Systemic problems don’t vanish when one case goes well. Even Respawn had predictable troubles in their very next game. The kind that happen all the dang time, when the publisher literally owns your company, and can fire anyone in charge who doesn’t run things the way they expect. If you don’t say “how much?” you better keep your resume current.
The reward for bucking the trend and making something exceptional is being squeezed to make another and another and another. Sent to the Jedi mines.
Their budget is controlled from above. Their deadlines are controlled from above. They can negotiate, but it’s a negotiation with their hands clasped and their knees on the floor. And as soon as they fumble the demanded product, for any reason, everybody might get fired.
I’ve had this argument too many times to care anymore. My point is that if there’s an actual issue with budgeting the developers/publishers can focus the product and cut the bloat. We’ve now reached that point where there are actual problems with budgeting and an industry vet more or less said the same thing I’ve been saying, which is that AAA is trying to do too many things and they’d do better if they focused what they’re doing.
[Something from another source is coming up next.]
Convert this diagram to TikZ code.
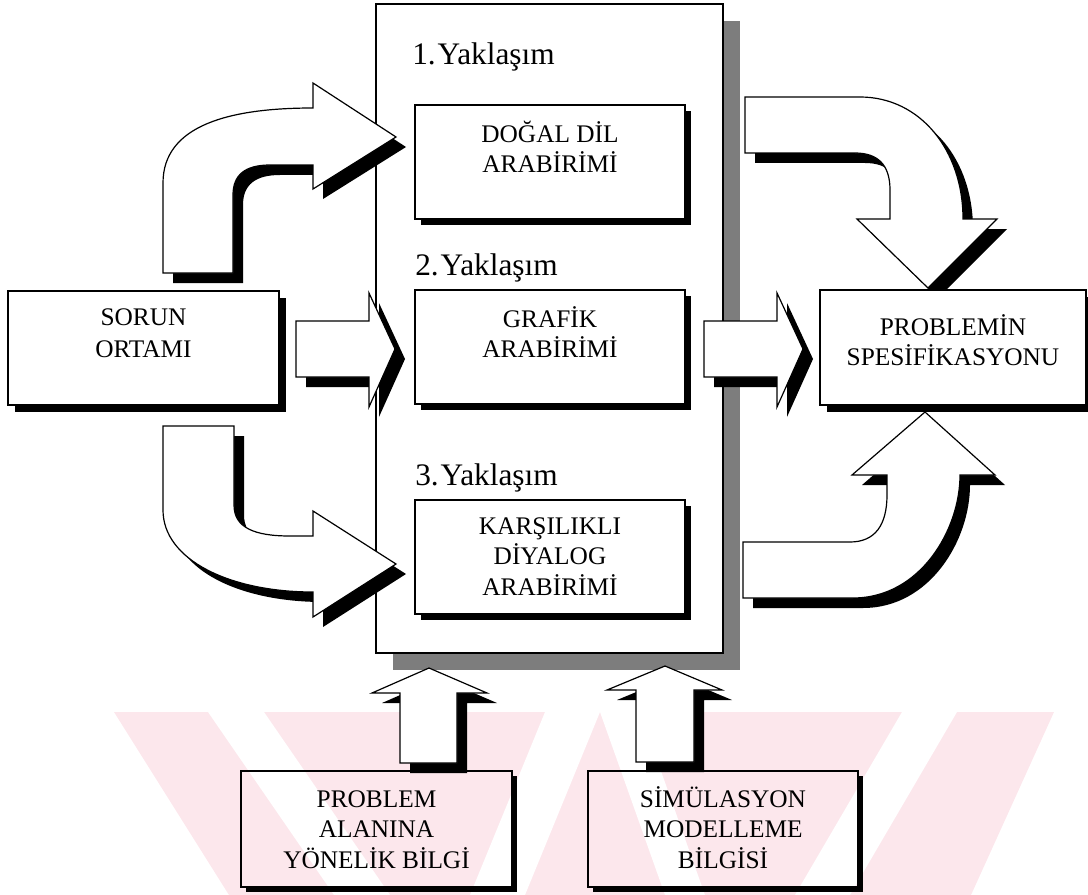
\documentclass[tikz,border=0pt]{standalone}
\usepackage{fontspec}
\setmainfont{Liberation Serif}
\usetikzlibrary{calc,fit}
\definecolor{wmpink}{RGB}{252,231,236}
\definecolor{panelgray}{RGB}{125,125,125}

% black L-shaped drop shadow on the lower right of a named box (#2 = offset in px)
\newcommand\castshadow[2]{%
  \fill[black] ($(#1.north east)+(0,#2)$) rectangle ($(#1.south east)+(#2,#2)$);
  \fill[black] ($(#1.south west)+(#2,0)$) rectangle ($(#1.south east)+(#2,#2)$);}

% block arrow: black copy shifted down-right, then the white outlined shape
\newcommand\blockarrow[1]{%
  \fill[arrowshade] #1;
  \filldraw[arrowbody] #1;}

\tikzset{
  frame/.style={draw=black, line width=0.9pt, inner sep=0pt, outer sep=0pt},
  whiteframe/.style={frame, fill=white},
  lbl/.style={font=\fontsize{19}{23}\selectfont, align=center, anchor=north, inner sep=0pt},
  stage/.style={font=\fontsize{23.5}{27}\selectfont, anchor=base west, inner sep=0pt},
  arrowbody/.style={fill=white, draw=black, line width=0.9pt, line join=miter},
  arrowshade/.style={fill=black, shift={(10,10)}},
  wm/.style={fill=wmpink, draw=none},
  wmgap/.style={fill=white, draw=none},
}

\begin{document}
\begin{tikzpicture}[x=0.75pt, y=-0.75pt]
\useasboundingbox (0,0) rectangle (1088,895);

% faint watermark band along the bottom
\fill[wm] (114,712) -- (1054,712) -- (971,895) -- (229,895) -- cycle;
\fill[wmgap] (208,712) -- (264,712) -- (390,895) -- (334,895) -- cycle;
\fill[wmgap] (545,712) -- (600,712) -- (525,895) -- (470,895) -- cycle;
\fill[wmgap] (600,712) -- (640,712) -- (705,895) -- (665,895) -- cycle;
\fill[wmgap] (902,712) -- (957,712) -- (850,895) -- (795,895) -- cycle;

% central panel with grey shadow
\fill[panelgray] (393,21) rectangle (740,670);
\node[whiteframe, fit={(376,4) (723,653)}] (panel) {};

% approaches and their interface boxes
\node[stage] (y1) at (412,65) {1.\kern1.5pt Yaklaşım};
\node[stage] (y2) at (415,275) {2.\kern1.5pt Yaklaşım};
\node[stage] (y3) at (415,485) {3.\kern1.5pt Yaklaşım};

\node[whiteframe, fit={(415,105) (685,219)}] (dil) {};
\node[whiteframe, fit={(415,290) (685,404)}] (grafik) {};
\node[whiteframe, fit={(415,500) (685,614)}] (diyalog) {};
\castshadow{dil}{6}
\castshadow{grafik}{6}
\castshadow{diyalog}{6}
\node[lbl] (dilT) at (550,120.5) {\strut DOĞAL DİL\\ARABİRİMİ};
\node[lbl] (grafikT) at (550,305.5) {\strut GRAFİK\\ARABİRİMİ};
\node[lbl] (diyalogT) at (550,512.5) {\strut KARŞILIKLI\\DİYALOG\\ARABİRİMİ};

% problem environment
\node[whiteframe, fit={(8,291) (279,405)}] (sorun) {};
\castshadow{sorun}{7}
\node[lbl, font=\fontsize{19}{24}\selectfont] (sorunT) at (143.5,302.6) {\strut SORUN\\ORTAMI};

% knowledge sources
\node[frame, fit={(241,771) (512,887)}] (alan) {};
\node[frame, fit={(588,771) (858,887)}] (simul) {};
\castshadow{alan}{5}
\castshadow{simul}{5}
\node[lbl] (alanT) at (376.5,785.5) {\strut PROBLEM\\ALANINA\\YÖNELİK BİLGİ};
\node[lbl] (simulT) at (723,785.5) {\strut SİMÜLASYON\\MODELLEME\\BİLGİSİ};

% block arrows from the problem environment
\blockarrow{(163,273) -- (163,183) .. controls (163,125) and (230,108) .. (313,108)
  -- (313,83) -- (396,137) -- (313,189) -- (313,165) -- (270,165)
  .. controls (245,165) and (233,175) .. (233,195) -- (233,273) -- cycle}
\blockarrow{(296,321) -- (369,321) -- (369,293) -- (395,349) -- (369,407)
  -- (369,377) -- (296,377) -- cycle}
\blockarrow{(163,426) -- (234,426) -- (234,505) .. controls (234,528) and (255,536) .. (290,536)
  -- (313,536) -- (313,511) -- (396,564) -- (313,617) -- (313,592)
  .. controls (230,592) and (163,560) .. (163,510) -- cycle}

% block arrows into the specification
\blockarrow{(745,97) -- (860,97) .. controls (920,97) and (963,150) .. (963,219)
  -- (997,219) -- (928,288) -- (857,219) -- (890,219) -- (890,190)
  .. controls (890,165) and (878,153) .. (855,153) -- (745,153) -- cycle}
\blockarrow{(704,321) -- (777,321) -- (777,293) -- (803,349) -- (777,407)
  -- (777,377) -- (704,377) -- cycle}
\blockarrow{(743,598) -- (853,598) .. controls (920,598) and (960,530) .. (960,475)
  -- (995,475) -- (925,412) -- (852,475) -- (887,475) -- (887,495)
  .. controls (887,525) and (875,542) .. (850,542) -- (743,542) -- cycle}

% block arrows from the knowledge sources
\blockarrow{(400,763) -- (400,693) -- (372,693) -- (429,668) -- (487,693)
  -- (457,693) -- (457,763) -- cycle}
\blockarrow{(636,762) -- (636,690) -- (607,690) -- (665,666) -- (722,690)
  -- (694,690) -- (694,762) -- cycle}

% problem specification
\node[whiteframe, fit={(820,290) (1086,405)}] (spec) {};
\castshadow{spec}{7}
\node[lbl, font=\fontsize{19}{20.5}\selectfont] (specT) at (953,313.9) {\strut PROBLEMİN\\SPESİFİKASYONU};
\end{tikzpicture}
\end{document}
You’re not arguing what I’ve said. You’re arguing over who to blame and if your want to put the blame solely on the publishers do that, I don’t care who you blame.
‘I don’t care, I’m not arguing’ is a bizarre lead-in to the same argument.
An actual example of not-arguing was my first reply to you: it was a yes-and that pointed to why “AAA” games keep ballooning. You then immediately blamed “leadership.” You acknowledged the power dynamic, where those leaders kinda have to do whatever publishers want, or else there’s no money, and then… blamed them anyway. Like the only options are zero autonomy versus entirely their fault.
Not, I dunno, systemic pressure that makes this shit keep happening, even when developers and industry vets plainly know it’s bad for them. Almost like it’s not what they’d choose… but it’s not their choice.